───── DATASET EXTRACT ─────

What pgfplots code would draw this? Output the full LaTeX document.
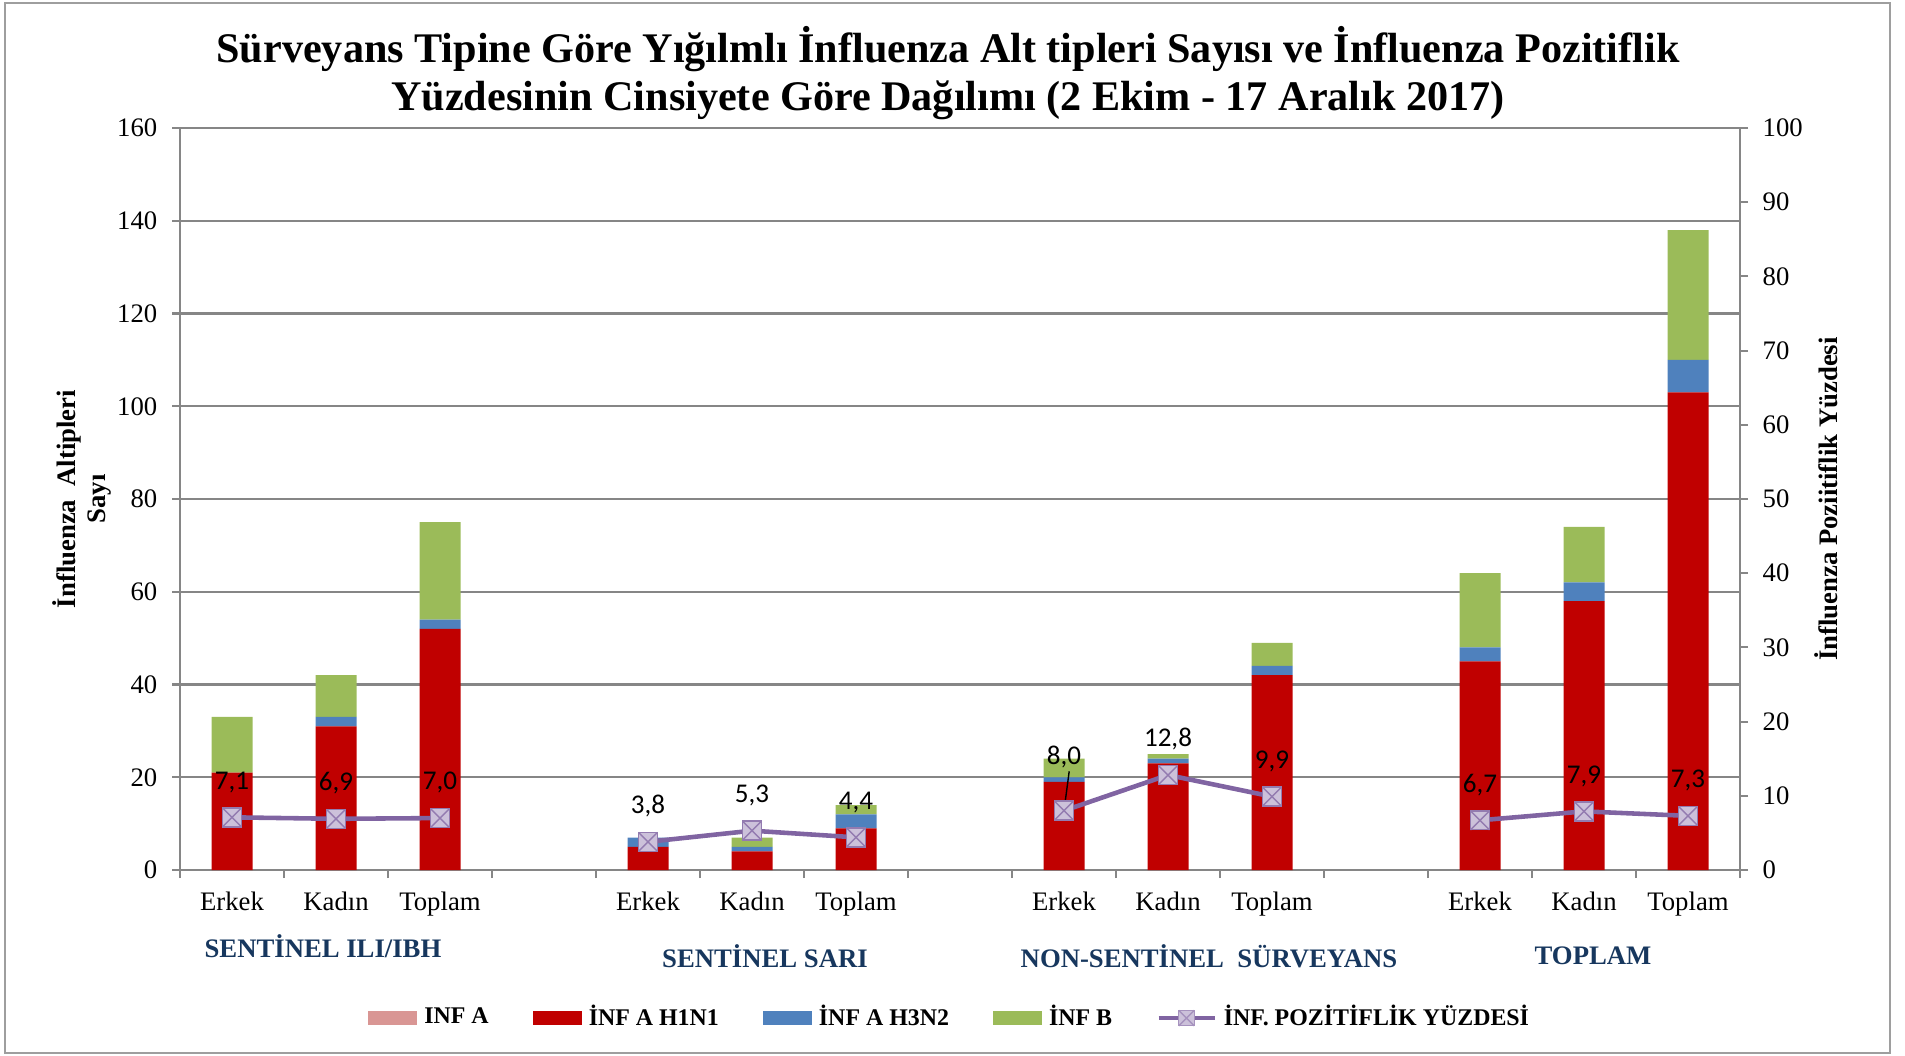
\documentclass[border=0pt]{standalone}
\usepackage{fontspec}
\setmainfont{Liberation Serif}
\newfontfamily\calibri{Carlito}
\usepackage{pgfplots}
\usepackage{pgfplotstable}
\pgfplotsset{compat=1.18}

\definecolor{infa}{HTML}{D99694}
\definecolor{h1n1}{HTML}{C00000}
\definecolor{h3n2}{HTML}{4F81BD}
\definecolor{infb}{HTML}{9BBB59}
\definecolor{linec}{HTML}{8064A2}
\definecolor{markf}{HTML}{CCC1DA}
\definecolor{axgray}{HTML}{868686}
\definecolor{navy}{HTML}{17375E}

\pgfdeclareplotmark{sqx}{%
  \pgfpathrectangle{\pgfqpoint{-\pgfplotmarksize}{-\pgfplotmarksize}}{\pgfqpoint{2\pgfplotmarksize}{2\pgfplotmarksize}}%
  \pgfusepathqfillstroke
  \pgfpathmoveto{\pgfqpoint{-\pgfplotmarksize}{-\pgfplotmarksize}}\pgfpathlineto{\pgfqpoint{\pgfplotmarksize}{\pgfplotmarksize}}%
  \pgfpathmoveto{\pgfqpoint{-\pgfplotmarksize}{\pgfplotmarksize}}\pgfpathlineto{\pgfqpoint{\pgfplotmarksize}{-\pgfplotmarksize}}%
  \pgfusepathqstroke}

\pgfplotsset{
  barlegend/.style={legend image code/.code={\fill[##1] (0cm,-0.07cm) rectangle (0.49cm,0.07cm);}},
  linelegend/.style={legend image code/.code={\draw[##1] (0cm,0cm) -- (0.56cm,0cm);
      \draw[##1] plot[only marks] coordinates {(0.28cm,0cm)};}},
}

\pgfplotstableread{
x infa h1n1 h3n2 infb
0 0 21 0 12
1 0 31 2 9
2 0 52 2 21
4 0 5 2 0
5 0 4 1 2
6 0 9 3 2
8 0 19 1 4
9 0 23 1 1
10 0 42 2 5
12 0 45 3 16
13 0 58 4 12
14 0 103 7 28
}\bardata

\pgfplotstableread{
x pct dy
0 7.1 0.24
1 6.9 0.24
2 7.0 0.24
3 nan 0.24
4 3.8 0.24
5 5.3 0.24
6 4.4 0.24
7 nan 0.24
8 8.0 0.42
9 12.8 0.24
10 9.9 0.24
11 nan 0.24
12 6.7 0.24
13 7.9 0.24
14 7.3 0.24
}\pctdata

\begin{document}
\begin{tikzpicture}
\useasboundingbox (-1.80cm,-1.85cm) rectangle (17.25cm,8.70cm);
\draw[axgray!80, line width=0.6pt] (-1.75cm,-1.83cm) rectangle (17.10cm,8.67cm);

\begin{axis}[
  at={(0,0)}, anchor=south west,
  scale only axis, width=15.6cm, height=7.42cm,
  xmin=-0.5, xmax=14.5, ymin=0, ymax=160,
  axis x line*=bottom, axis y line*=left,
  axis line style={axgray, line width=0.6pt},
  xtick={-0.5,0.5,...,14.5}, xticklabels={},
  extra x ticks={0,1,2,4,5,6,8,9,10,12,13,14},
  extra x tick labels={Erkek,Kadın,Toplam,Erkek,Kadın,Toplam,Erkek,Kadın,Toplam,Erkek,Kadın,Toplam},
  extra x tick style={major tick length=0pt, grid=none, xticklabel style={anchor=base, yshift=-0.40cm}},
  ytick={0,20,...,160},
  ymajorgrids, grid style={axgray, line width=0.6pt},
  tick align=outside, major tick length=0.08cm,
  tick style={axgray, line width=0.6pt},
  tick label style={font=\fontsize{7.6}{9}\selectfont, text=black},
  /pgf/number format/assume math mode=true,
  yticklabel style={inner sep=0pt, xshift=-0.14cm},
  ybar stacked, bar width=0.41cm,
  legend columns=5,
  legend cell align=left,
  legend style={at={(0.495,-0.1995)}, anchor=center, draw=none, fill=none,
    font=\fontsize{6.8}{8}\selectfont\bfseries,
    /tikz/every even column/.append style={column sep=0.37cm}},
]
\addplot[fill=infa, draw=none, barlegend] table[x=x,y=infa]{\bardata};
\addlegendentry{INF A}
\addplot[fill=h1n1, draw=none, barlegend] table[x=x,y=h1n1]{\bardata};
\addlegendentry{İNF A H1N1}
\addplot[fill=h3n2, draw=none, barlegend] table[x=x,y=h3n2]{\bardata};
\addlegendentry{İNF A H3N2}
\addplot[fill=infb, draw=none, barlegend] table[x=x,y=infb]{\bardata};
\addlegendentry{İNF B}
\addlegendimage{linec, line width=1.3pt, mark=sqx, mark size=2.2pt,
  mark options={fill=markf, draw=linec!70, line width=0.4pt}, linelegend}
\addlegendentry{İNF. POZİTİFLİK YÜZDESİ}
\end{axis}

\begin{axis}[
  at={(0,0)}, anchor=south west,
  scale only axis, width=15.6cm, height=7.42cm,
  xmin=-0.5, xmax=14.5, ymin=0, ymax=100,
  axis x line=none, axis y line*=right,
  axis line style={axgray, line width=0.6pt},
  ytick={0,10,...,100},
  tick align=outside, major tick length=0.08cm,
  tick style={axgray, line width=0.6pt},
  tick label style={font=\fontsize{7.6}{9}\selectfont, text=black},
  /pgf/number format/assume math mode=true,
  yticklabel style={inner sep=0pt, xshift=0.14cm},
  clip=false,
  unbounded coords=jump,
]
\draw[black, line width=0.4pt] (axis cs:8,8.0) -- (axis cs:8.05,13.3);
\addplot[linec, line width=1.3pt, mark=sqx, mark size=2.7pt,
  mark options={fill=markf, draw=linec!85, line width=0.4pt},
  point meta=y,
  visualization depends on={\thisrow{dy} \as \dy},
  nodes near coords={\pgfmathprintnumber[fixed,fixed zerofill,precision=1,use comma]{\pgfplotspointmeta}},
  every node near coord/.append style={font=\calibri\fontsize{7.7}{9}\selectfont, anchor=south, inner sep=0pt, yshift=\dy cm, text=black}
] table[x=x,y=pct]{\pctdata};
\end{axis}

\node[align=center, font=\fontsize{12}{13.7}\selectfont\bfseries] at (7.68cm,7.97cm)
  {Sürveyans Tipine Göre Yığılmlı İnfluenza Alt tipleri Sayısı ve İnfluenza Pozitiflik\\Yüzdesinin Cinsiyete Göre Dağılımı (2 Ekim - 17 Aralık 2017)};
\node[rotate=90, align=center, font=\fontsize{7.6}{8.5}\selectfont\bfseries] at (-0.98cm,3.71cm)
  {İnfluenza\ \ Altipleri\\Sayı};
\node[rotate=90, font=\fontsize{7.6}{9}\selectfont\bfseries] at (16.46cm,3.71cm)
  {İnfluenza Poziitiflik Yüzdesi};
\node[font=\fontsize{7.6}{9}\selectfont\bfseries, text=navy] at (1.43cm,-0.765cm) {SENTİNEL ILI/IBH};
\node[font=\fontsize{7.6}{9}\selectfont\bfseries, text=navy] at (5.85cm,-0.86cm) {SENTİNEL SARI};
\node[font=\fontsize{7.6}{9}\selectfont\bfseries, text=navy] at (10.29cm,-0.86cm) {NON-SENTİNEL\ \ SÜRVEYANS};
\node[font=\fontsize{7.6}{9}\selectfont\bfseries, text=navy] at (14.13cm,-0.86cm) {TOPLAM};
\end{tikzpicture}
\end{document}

─────

GOAL OF THE EXERCISE:
Your task is to repeat the material above exactly, without its pictures.

TASK OUTPUT:
What pgfplots code would draw this? Output the full LaTeX document.
\documentclass[border=0pt]{standalone}
\usepackage{fontspec}
\setmainfont{Liberation Serif}
\newfontfamily\calibri{Carlito}
\usepackage{pgfplots}
\usepackage{pgfplotstable}
\pgfplotsset{compat=1.18}

\definecolor{infa}{HTML}{D99694}
\definecolor{h1n1}{HTML}{C00000}
\definecolor{h3n2}{HTML}{4F81BD}
\definecolor{infb}{HTML}{9BBB59}
\definecolor{linec}{HTML}{8064A2}
\definecolor{markf}{HTML}{CCC1DA}
\definecolor{axgray}{HTML}{868686}
\definecolor{navy}{HTML}{17375E}

\pgfdeclareplotmark{sqx}{%
  \pgfpathrectangle{\pgfqpoint{-\pgfplotmarksize}{-\pgfplotmarksize}}{\pgfqpoint{2\pgfplotmarksize}{2\pgfplotmarksize}}%
  \pgfusepathqfillstroke
  \pgfpathmoveto{\pgfqpoint{-\pgfplotmarksize}{-\pgfplotmarksize}}\pgfpathlineto{\pgfqpoint{\pgfplotmarksize}{\pgfplotmarksize}}%
  \pgfpathmoveto{\pgfqpoint{-\pgfplotmarksize}{\pgfplotmarksize}}\pgfpathlineto{\pgfqpoint{\pgfplotmarksize}{-\pgfplotmarksize}}%
  \pgfusepathqstroke}

\pgfplotsset{
  barlegend/.style={legend image code/.code={\fill[##1] (0cm,-0.07cm) rectangle (0.49cm,0.07cm);}},
  linelegend/.style={legend image code/.code={\draw[##1] (0cm,0cm) -- (0.56cm,0cm);
      \draw[##1] plot[only marks] coordinates {(0.28cm,0cm)};}},
}

\pgfplotstableread{
x infa h1n1 h3n2 infb
0 0 21 0 12
1 0 31 2 9
2 0 52 2 21
4 0 5 2 0
5 0 4 1 2
6 0 9 3 2
8 0 19 1 4
9 0 23 1 1
10 0 42 2 5
12 0 45 3 16
13 0 58 4 12
14 0 103 7 28
}\bardata

\pgfplotstableread{
x pct dy
0 7.1 0.24
1 6.9 0.24
2 7.0 0.24
3 nan 0.24
4 3.8 0.24
5 5.3 0.24
6 4.4 0.24
7 nan 0.24
8 8.0 0.42
9 12.8 0.24
10 9.9 0.24
11 nan 0.24
12 6.7 0.24
13 7.9 0.24
14 7.3 0.24
}\pctdata

\begin{document}
\begin{tikzpicture}
\useasboundingbox (-1.80cm,-1.85cm) rectangle (17.25cm,8.70cm);
\draw[axgray!80, line width=0.6pt] (-1.75cm,-1.83cm) rectangle (17.10cm,8.67cm);

\begin{axis}[
  at={(0,0)}, anchor=south west,
  scale only axis, width=15.6cm, height=7.42cm,
  xmin=-0.5, xmax=14.5, ymin=0, ymax=160,
  axis x line*=bottom, axis y line*=left,
  axis line style={axgray, line width=0.6pt},
  xtick={-0.5,0.5,...,14.5}, xticklabels={},
  extra x ticks={0,1,2,4,5,6,8,9,10,12,13,14},
  extra x tick labels={Erkek,Kadın,Toplam,Erkek,Kadın,Toplam,Erkek,Kadın,Toplam,Erkek,Kadın,Toplam},
  extra x tick style={major tick length=0pt, grid=none, xticklabel style={anchor=base, yshift=-0.40cm}},
  ytick={0,20,...,160},
  ymajorgrids, grid style={axgray, line width=0.6pt},
  tick align=outside, major tick length=0.08cm,
  tick style={axgray, line width=0.6pt},
  tick label style={font=\fontsize{7.6}{9}\selectfont, text=black},
  /pgf/number format/assume math mode=true,
  yticklabel style={inner sep=0pt, xshift=-0.14cm},
  ybar stacked, bar width=0.41cm,
  legend columns=5,
  legend cell align=left,
  legend style={at={(0.495,-0.1995)}, anchor=center, draw=none, fill=none,
    font=\fontsize{6.8}{8}\selectfont\bfseries,
    /tikz/every even column/.append style={column sep=0.37cm}},
]
\addplot[fill=infa, draw=none, barlegend] table[x=x,y=infa]{\bardata};
\addlegendentry{INF A}
\addplot[fill=h1n1, draw=none, barlegend] table[x=x,y=h1n1]{\bardata};
\addlegendentry{İNF A H1N1}
\addplot[fill=h3n2, draw=none, barlegend] table[x=x,y=h3n2]{\bardata};
\addlegendentry{İNF A H3N2}
\addplot[fill=infb, draw=none, barlegend] table[x=x,y=infb]{\bardata};
\addlegendentry{İNF B}
\addlegendimage{linec, line width=1.3pt, mark=sqx, mark size=2.2pt,
  mark options={fill=markf, draw=linec!70, line width=0.4pt}, linelegend}
\addlegendentry{İNF. POZİTİFLİK YÜZDESİ}
\end{axis}

\begin{axis}[
  at={(0,0)}, anchor=south west,
  scale only axis, width=15.6cm, height=7.42cm,
  xmin=-0.5, xmax=14.5, ymin=0, ymax=100,
  axis x line=none, axis y line*=right,
  axis line style={axgray, line width=0.6pt},
  ytick={0,10,...,100},
  tick align=outside, major tick length=0.08cm,
  tick style={axgray, line width=0.6pt},
  tick label style={font=\fontsize{7.6}{9}\selectfont, text=black},
  /pgf/number format/assume math mode=true,
  yticklabel style={inner sep=0pt, xshift=0.14cm},
  clip=false,
  unbounded coords=jump,
]
\draw[black, line width=0.4pt] (axis cs:8,8.0) -- (axis cs:8.05,13.3);
\addplot[linec, line width=1.3pt, mark=sqx, mark size=2.7pt,
  mark options={fill=markf, draw=linec!85, line width=0.4pt},
  point meta=y,
  visualization depends on={\thisrow{dy} \as \dy},
  nodes near coords={\pgfmathprintnumber[fixed,fixed zerofill,precision=1,use comma]{\pgfplotspointmeta}},
  every node near coord/.append style={font=\calibri\fontsize{7.7}{9}\selectfont, anchor=south, inner sep=0pt, yshift=\dy cm, text=black}
] table[x=x,y=pct]{\pctdata};
\end{axis}

\node[align=center, font=\fontsize{12}{13.7}\selectfont\bfseries] at (7.68cm,7.97cm)
  {Sürveyans Tipine Göre Yığılmlı İnfluenza Alt tipleri Sayısı ve İnfluenza Pozitiflik\\Yüzdesinin Cinsiyete Göre Dağılımı (2 Ekim - 17 Aralık 2017)};
\node[rotate=90, align=center, font=\fontsize{7.6}{8.5}\selectfont\bfseries] at (-0.98cm,3.71cm)
  {İnfluenza\ \ Altipleri\\Sayı};
\node[rotate=90, font=\fontsize{7.6}{9}\selectfont\bfseries] at (16.46cm,3.71cm)
  {İnfluenza Poziitiflik Yüzdesi};
\node[font=\fontsize{7.6}{9}\selectfont\bfseries, text=navy] at (1.43cm,-0.765cm) {SENTİNEL ILI/IBH};
\node[font=\fontsize{7.6}{9}\selectfont\bfseries, text=navy] at (5.85cm,-0.86cm) {SENTİNEL SARI};
\node[font=\fontsize{7.6}{9}\selectfont\bfseries, text=navy] at (10.29cm,-0.86cm) {NON-SENTİNEL\ \ SÜRVEYANS};
\node[font=\fontsize{7.6}{9}\selectfont\bfseries, text=navy] at (14.13cm,-0.86cm) {TOPLAM};
\end{tikzpicture}
\end{document}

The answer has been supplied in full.